The Age of Social Media Is Ending
Comment of the Day

November 14 2022

Commentary by Eoin Treacy

The Age of Social Media Is Ending

This article from the Atlantic may be of interest to subscribers. Here is a section:

That was a terrible idea. As I’ve written before on this subject, people just aren’t meant to talk to one another this much. They shouldn’t have that much to say, they shouldn’t expect to receive such a large audience for that expression, and they shouldn’t suppose a right to comment or rejoinder for every thought or notion either. From being asked to review every product you buy to believing that every tweet or Instagram image warrants likes or comments or follows, social media produced a positively unhinged, sociopathic rendition of human sociality. That’s no surprise, I guess, given that the model was forged in the fires of Big Tech companies such as Facebook, where sociopathy is a design philosophy.

Eoin Treacy's view

Dancing on the grave of social media has begun but it seems to me that the rumours of the sector’s death are greatly exaggerated. There is no doubt social media has issues that range from content moderation to promoting social anxiety and depression among teenagers. However, that does not detract from the reality billions of people spend several hours a day perusing social media forums.

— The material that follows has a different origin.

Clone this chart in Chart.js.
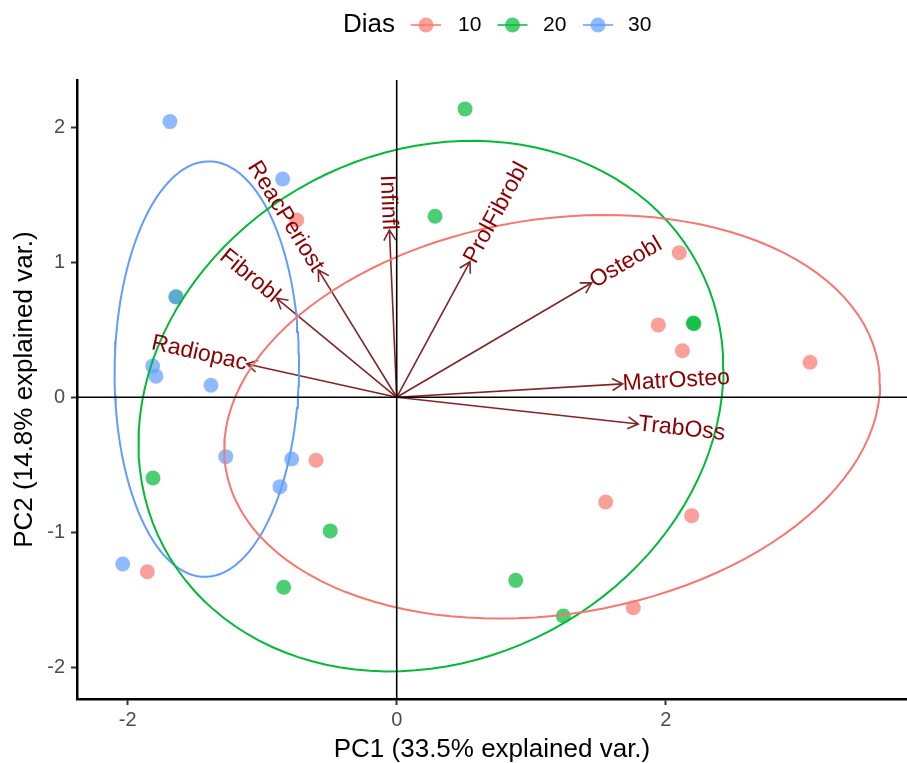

This article from medium suggests China’s social cohesion algorithm for TikTok answers a lot of the western issues with social media but the price is telling people what to think. (One might of course ask how that is different from the current iteration). Here is a section:

If you look at the top ten TikTok influencers in China vs. America you will see two very different pictures. In America, the top influencers are lip-syncing artists, dance challenge connoisseurs, and internet pranksters. In China, the top influencers are artists, chefs, actors, and entrepreneurs. Podcaster and comedian Andrew Schulz made this point recently:

“We shouldn’t want some other country’s tech influencing us. In China, the way the algorithm works is that it doesn’t reward people doing stupid dances and playing with their dog. The algorithm rewards things they want to see their youth do: cool engineering, cool science… but in America, it rewards twerking, stupid dances, and things that are truly worthless to society.”
Anywhere large numbers of people convene will always be marketing venue. Meta Platforms is rebounding from a deep short-term oversold condition.

Alphabet is firming from its lows as well. However, it will need to sustain a move back above the 1000-day MA to confirm more than short-term steadying.